Check that the Virtual Machine Management service is running and that you are 
authorized to connect to the server.

You do not have the required permission to complete the task. Contact the
administrator of the authorization policy for the computer “name”

Now you see why I’ve been trying to move away from Microsoft, it’s not that they don’t have some good applications it’s just they always trip you up at the last moment. Afte rmuch digging it turns out that there is a list as long as your arm of things that you need to do before you can remotely administor the server as described here – worryingly it doesn’t really cover a plain Hyper-V install. Alternatively you can grab the HVRemote scripts which do most of the work for you.

One problem you will face with this script if you have a Hyper-V install (as opposed to a regular Server 2008 R2 install) is getting the script onto the server. If this was Linux I’d just wget it onto the machine. After scratching my head for a long while it put it on a USB stick. Before you laugh too hard I virtually never use USB sticks so they aren’t top of my solution pile.

Following the instructions that come with the HVRemote script got me to the point where I had got rid of the authorization message. It was a painful process because neither set of quick instrcutions pointed out one vital fact: when you have a workgroup to workgroup connection (e.g. both the server and the client are just in a workgroup) you have to make sure that the user created on the server is exactly the same as the user you will be connecting with on the client.

Once this was all done and dusted I tried connecting.

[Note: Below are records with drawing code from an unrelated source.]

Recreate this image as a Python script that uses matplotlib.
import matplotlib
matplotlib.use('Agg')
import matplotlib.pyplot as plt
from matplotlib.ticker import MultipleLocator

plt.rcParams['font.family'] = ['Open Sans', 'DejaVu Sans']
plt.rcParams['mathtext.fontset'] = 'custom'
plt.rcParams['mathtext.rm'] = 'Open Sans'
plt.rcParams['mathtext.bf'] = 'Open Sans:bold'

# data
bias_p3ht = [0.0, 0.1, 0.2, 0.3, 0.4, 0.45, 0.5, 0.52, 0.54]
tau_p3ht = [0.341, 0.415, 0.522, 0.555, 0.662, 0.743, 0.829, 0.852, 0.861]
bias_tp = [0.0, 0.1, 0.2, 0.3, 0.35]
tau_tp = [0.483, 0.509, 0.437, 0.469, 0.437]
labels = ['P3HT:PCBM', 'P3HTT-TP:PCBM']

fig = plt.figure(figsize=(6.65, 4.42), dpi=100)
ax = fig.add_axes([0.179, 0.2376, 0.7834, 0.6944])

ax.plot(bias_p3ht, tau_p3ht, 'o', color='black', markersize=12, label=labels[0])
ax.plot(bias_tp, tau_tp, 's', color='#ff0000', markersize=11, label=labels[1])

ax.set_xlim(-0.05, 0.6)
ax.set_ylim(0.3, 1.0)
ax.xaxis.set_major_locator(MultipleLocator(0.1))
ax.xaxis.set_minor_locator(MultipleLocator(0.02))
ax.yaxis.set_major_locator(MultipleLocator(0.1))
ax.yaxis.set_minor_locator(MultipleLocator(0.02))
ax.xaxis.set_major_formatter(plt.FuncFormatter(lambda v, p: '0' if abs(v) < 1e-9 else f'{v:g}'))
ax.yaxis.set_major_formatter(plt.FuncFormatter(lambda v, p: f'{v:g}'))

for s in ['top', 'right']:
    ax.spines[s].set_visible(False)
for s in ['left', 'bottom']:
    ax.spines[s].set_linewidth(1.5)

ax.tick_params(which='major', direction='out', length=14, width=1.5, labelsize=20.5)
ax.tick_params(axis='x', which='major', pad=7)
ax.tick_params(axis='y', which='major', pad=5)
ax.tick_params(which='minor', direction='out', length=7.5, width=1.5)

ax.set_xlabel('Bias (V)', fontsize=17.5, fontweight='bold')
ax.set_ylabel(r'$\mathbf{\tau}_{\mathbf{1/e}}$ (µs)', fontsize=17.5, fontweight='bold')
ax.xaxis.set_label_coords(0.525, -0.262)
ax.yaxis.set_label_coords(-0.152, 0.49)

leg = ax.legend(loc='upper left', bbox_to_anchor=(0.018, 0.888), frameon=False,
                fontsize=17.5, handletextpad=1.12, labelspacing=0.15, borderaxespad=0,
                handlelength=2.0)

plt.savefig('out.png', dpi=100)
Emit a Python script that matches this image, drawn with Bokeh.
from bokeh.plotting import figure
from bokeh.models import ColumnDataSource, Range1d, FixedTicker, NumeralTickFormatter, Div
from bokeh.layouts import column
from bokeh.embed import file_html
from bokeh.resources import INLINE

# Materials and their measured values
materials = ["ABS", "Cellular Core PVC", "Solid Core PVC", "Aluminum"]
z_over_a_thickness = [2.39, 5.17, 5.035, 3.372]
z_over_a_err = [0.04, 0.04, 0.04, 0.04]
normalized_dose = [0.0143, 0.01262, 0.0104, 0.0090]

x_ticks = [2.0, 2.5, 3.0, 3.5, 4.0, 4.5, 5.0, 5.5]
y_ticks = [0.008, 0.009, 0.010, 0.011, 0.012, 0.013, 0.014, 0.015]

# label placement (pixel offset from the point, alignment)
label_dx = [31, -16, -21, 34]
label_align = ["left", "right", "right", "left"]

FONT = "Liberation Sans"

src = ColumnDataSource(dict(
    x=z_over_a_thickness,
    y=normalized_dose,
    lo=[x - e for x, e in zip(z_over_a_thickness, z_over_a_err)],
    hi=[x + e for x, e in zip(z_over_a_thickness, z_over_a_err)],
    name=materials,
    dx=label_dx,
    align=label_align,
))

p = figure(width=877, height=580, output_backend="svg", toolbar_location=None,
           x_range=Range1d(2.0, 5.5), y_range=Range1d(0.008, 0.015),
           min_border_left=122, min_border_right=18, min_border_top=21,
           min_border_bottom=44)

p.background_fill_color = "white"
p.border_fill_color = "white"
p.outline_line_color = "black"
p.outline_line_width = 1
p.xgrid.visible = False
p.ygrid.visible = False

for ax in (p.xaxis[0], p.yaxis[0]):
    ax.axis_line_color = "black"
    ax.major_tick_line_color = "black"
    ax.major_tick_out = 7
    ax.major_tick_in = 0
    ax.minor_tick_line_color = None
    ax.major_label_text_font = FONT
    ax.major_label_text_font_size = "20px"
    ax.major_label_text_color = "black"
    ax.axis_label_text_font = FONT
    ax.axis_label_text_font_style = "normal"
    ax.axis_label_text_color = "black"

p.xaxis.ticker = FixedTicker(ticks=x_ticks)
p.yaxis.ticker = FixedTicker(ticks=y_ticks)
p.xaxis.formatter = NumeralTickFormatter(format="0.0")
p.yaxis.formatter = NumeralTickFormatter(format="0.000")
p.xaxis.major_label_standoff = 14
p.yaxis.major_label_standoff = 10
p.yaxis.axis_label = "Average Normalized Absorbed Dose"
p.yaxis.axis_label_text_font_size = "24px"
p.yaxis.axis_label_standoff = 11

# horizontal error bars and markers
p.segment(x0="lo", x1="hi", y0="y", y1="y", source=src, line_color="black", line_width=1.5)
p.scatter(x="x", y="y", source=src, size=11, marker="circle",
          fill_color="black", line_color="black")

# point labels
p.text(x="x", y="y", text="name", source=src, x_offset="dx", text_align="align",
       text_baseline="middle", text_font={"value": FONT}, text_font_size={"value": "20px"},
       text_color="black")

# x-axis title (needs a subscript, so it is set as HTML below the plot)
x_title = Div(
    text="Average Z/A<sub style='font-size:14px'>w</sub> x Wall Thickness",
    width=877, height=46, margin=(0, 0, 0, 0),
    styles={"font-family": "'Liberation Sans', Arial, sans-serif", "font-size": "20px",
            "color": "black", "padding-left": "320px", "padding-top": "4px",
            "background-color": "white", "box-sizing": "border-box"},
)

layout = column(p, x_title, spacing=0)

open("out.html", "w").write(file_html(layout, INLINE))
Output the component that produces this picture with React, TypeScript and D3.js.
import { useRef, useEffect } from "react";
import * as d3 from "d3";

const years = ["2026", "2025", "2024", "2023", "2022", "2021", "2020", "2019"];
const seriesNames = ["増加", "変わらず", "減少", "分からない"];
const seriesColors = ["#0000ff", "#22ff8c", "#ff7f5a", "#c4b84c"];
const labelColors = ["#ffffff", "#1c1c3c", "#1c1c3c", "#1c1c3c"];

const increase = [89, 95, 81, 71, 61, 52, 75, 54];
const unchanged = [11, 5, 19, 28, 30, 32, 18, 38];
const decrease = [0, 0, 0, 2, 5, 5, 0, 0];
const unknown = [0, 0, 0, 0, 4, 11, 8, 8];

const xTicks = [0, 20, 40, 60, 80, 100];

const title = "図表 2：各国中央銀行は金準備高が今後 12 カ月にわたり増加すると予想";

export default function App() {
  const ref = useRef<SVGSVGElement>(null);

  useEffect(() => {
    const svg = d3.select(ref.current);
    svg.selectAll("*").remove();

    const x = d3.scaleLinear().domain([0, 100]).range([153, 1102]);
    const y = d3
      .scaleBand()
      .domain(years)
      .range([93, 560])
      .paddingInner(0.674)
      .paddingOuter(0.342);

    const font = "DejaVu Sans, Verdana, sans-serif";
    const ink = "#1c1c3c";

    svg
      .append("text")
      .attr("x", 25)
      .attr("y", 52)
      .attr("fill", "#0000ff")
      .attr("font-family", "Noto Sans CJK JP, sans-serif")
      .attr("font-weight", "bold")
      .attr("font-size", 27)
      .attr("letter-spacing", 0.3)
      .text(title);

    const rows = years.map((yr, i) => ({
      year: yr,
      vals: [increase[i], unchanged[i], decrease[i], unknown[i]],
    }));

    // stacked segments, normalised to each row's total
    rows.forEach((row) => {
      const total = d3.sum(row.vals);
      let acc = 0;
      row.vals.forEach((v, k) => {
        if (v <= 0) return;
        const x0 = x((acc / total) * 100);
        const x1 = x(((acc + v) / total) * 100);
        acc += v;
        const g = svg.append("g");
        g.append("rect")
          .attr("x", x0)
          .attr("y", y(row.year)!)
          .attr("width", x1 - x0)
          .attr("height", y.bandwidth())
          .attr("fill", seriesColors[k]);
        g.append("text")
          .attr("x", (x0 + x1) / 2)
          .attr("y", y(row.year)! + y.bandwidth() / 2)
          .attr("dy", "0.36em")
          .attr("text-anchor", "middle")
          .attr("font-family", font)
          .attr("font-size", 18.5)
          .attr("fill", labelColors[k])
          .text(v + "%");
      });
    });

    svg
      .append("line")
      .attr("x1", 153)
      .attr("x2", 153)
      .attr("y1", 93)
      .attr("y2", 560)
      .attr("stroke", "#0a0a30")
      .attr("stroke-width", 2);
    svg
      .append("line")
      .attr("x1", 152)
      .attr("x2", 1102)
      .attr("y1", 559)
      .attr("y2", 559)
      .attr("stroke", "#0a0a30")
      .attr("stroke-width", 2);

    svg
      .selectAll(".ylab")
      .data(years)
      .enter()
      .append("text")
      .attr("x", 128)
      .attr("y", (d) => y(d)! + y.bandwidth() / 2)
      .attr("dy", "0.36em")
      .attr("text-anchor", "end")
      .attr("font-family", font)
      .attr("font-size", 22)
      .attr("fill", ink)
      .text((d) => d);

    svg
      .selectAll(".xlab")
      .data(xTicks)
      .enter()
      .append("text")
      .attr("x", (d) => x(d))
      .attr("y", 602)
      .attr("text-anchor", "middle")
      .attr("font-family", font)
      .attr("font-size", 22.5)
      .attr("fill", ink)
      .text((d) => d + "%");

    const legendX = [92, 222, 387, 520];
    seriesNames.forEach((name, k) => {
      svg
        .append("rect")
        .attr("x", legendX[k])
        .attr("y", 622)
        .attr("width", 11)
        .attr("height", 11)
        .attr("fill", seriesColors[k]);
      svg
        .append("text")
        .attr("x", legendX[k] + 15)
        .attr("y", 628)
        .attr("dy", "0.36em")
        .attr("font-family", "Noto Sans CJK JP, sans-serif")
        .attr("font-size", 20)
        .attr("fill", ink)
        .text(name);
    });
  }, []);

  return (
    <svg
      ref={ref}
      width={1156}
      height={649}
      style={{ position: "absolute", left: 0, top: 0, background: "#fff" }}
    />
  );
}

The Hyper-V tool connected but then gave this error message:

Cannot connect to the RPC service on computer <computer name>. Make sure your RPC service is running.

I’m not the only person to have this problem, this page discusses the issue but unfortuantely the guy solved it by turning the servers firewall off which is hardly an acceptable solution. I had a number of updates to install so I ran those and as if by magic I can connect.